Should Unite seek immunity for discrimination by lay union officials against members and employees?

The fight against discrimination and for equality is a core part of what any decent union activist does. So it might come as a surprise to many who haven’t been following the case that Unite went to the Court of Appeal (and may go to the Supreme Court) making an argument that would reduce members’ protection from discrimination.

Scales of justice

The case centres on Sally Nailard, who was a Regional Officer employed by the union. She was subject to what her Regional Secretary acknowledged was

“a sickening and orchestrated campaign of harassment … [including] bullying and even sexual harassment”

by two branch officers. The courts supported Sally Nailard’s view that the union

“failed to deal with it firmly or decisively”.

In an organisation with over a million members, thousands of lay activists and hundreds of employees there will, from time to time, be cases where people behave wrongly. While the union can and should take steps to minimise this, for example through education and clear policy statements, this cannot prevent cases arising entirely when our union exists within a society riddled with power inequalities, prejudice and discrimination. What everyone should be entitled to expect is that our union responds supportively and effectively when such incidents occur.

When someone has been treated as badly as Unite and the courts accept that Sally Nailard was, you would expect the union to do what it can to make amends to the individual and try to learn lessons to reduce the risk of recurrence. An absolutely compelling reason would be needed to drag the survivor of bullying and harassment through a gruelling series of appeals. Yet that is what has happened.

You can read the Court of Appeal judgement here, and some legal commentary on it here.

In the appeal, Unite wasn’t contesting that Sally Nailard had been treated very badly by two branch officers, or that they had responded inadequately to her complaint. The appeal unsuccessfully sought to use a legal technicality to deny liability under the Equality Act 2010.

We all understand that an employer has liability for discrimination carried out by its employees. The law has jargon for when someone who is not an employee can act on behalf of another person or organisation, with the power to change their legal relationship with third parties, without being an employee. The “agent” acts on behalf of the “principal”. The law treats lay reps and branch officers as “agents” acting on behalf of the union (the “principal”).
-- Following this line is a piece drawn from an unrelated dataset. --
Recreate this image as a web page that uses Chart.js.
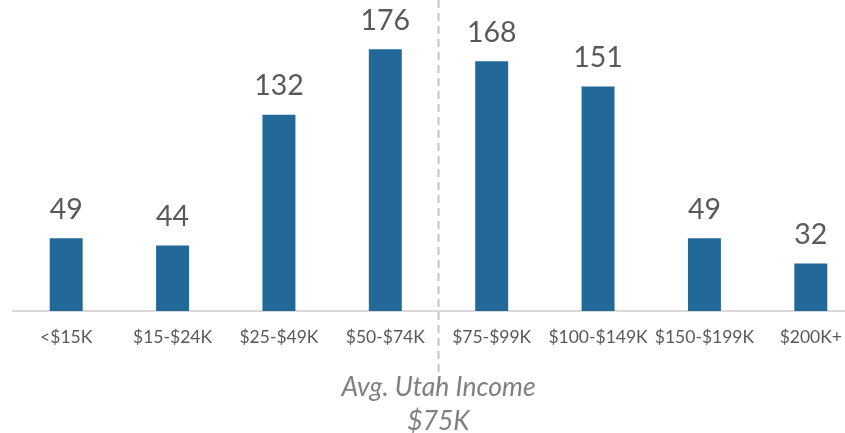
<!DOCTYPE html>
<html>
<head>
<meta charset="utf-8">
<script src="https://cdn.jsdelivr.net/npm/chart.js@4.4.0/dist/chart.umd.min.js"></script>
<style>
  html, body { margin: 0; padding: 0; background: #ffffff; overflow: hidden; width: 845px; height: 433px; }
  canvas { display: block; }
</style>
</head>
<body>
<canvas id="incomeChart" width="866" height="433"></canvas>
<script>
// Household income brackets and counts
const brackets = ['<$15K', '$15-$24K', '$25-$49K', '$50-$74K', '$75-$99K', '$100-$149K', '$150-$199K', '$200K+'];
const counts = [49, 44, 132, 176, 168, 151, 49, 32];

// Average income marker: sits between these two brackets
const avgAfterIndex = 3;
const avgLabelLines = ['Avg. Utah Income', '$75K'];

const BAR_COLOR = '#22699a';
const LABEL_COLOR = '#595959';
const NOTE_COLOR = '#808080';
const FONT = 'Lato, "Open Sans", sans-serif';

// Value labels above each bar
const valueLabels = {
  id: 'valueLabels',
  afterDatasetsDraw(chart) {
    const ctx = chart.ctx;
    const meta = chart.getDatasetMeta(0);
    ctx.save();
    ctx.font = '28.5px ' + FONT;
    ctx.fillStyle = LABEL_COLOR;
    ctx.textAlign = 'center';
    ctx.textBaseline = 'alphabetic';
    meta.data.forEach((bar, i) => {
      ctx.fillText(String(counts[i]), bar.x, bar.y - 19.5);
    });
    ctx.restore();
  }
};

// Dashed divider for the state average, with its caption underneath
const averageMarker = {
  id: 'averageMarker',
  afterDraw(chart) {
    const ctx = chart.ctx;
    const x = chart.scales.x;
    const px = (x.getPixelForValue(avgAfterIndex) + x.getPixelForValue(avgAfterIndex + 1)) / 2;
    ctx.save();
    ctx.strokeStyle = '#c4c4c4';
    ctx.lineWidth = 2;
    ctx.setLineDash([8, 5]);
    ctx.beginPath();
    ctx.moveTo(px, 0);
    ctx.lineTo(px, 378);
    ctx.stroke();
    ctx.setLineDash([]);
    ctx.font = 'italic 26.5px ' + FONT;
    ctx.fillStyle = NOTE_COLOR;
    ctx.textAlign = 'center';
    ctx.textBaseline = 'alphabetic';
    ctx.fillText(avgLabelLines[0], px, 395.5);
    ctx.fillText(avgLabelLines[1], px, 430);
    ctx.restore();
  }
};

new Chart(document.getElementById('incomeChart'), {
  type: 'bar',
  data: {
    labels: brackets,
    datasets: [{
      data: counts,
      backgroundColor: BAR_COLOR,
      borderWidth: 0,
      barPercentage: 0.31,
      categoryPercentage: 1.0
    }]
  },
  options: {
    responsive: false,
    animation: false,
    layout: { padding: { left: 13, right: 2, top: 13.6, bottom: 69 } },
    plugins: {
      legend: { display: false },
      tooltip: { enabled: false },
      title: { display: false }
    },
    scales: {
      x: {
        grid: { display: false, drawTicks: false },
        border: { display: true, color: '#d9d9d9', width: 2 },
        ticks: {
          color: LABEL_COLOR,
          font: { family: FONT, size: 17.5 },
          padding: 16,
          maxRotation: 0,
          autoSkip: false
        }
      },
      y: {
        display: false,
        min: 0,
        max: 200
      }
    }
  },
  plugins: [valueLabels, averageMarker]
});
</script>
</body>
</html>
Lay reps can enter into agreements with employers that have legal standing.

This view of lay reps as agents of the union is not new law, being well established in Heatons Transport (St Helens) Ltd v Transport and General Workers’ Union [1973]. But it certainly isn’t how union activists see the relationship – we see ourselves as acting on behalf of, and accountable to, members, not on behalf of the union as a top-down legal entity.

Section 109 of the Equality Act 2010 makes clear that principals are liable for discrimination by their agents in broadly the same way that employers are liable for discrimination by their employees.

The waters in the case were slightly muddied by Unite highlighting an anomaly in the Equality Act which does not provide “principals” with the same defence as “employers” that they “took all reasonable steps to prevent” the discriminatory Act. However, this is far less significant than it appears. A “learned friend” explains that the courts don’t in practice allow this defence for employers either, because if it was given its literal meaning the effect would be that no large employer with an HR function and policies would ever be found liable for discrimination – an outcome so unjust that even our courts wouldn’t accept it.

But even if this inconsistency in the legislation had been material, it still wouldn’t justify the appeal, which was primarily on the obscure point of whether the liability of the union for discrimination carried out by lay officials should protect employees, other activists, and members; or be restricted to only protect third parties such as employers!

This blog from Devereaux Chambers explains their view of the judgement:

“The Court of Appeal undoubtedly came to the correct conclusion on this issue: the logical extension of Unite’s argument is that a union would not be liable if its lay officials discriminated against its members they may be representing. However, a union would certainly be liable for such conduct under s.57 EqA if the lay officials had been its employees. Parliament cannot have intended such a different result, particularly as most trade union members deal primarily with lay officials, rather than employed officials.”

It can’t be right that Unite continues to seek a blanket immunity for lay officials who discriminate against Unite members, activists and employees, denying them protection available to employer representatives or reps from other unions.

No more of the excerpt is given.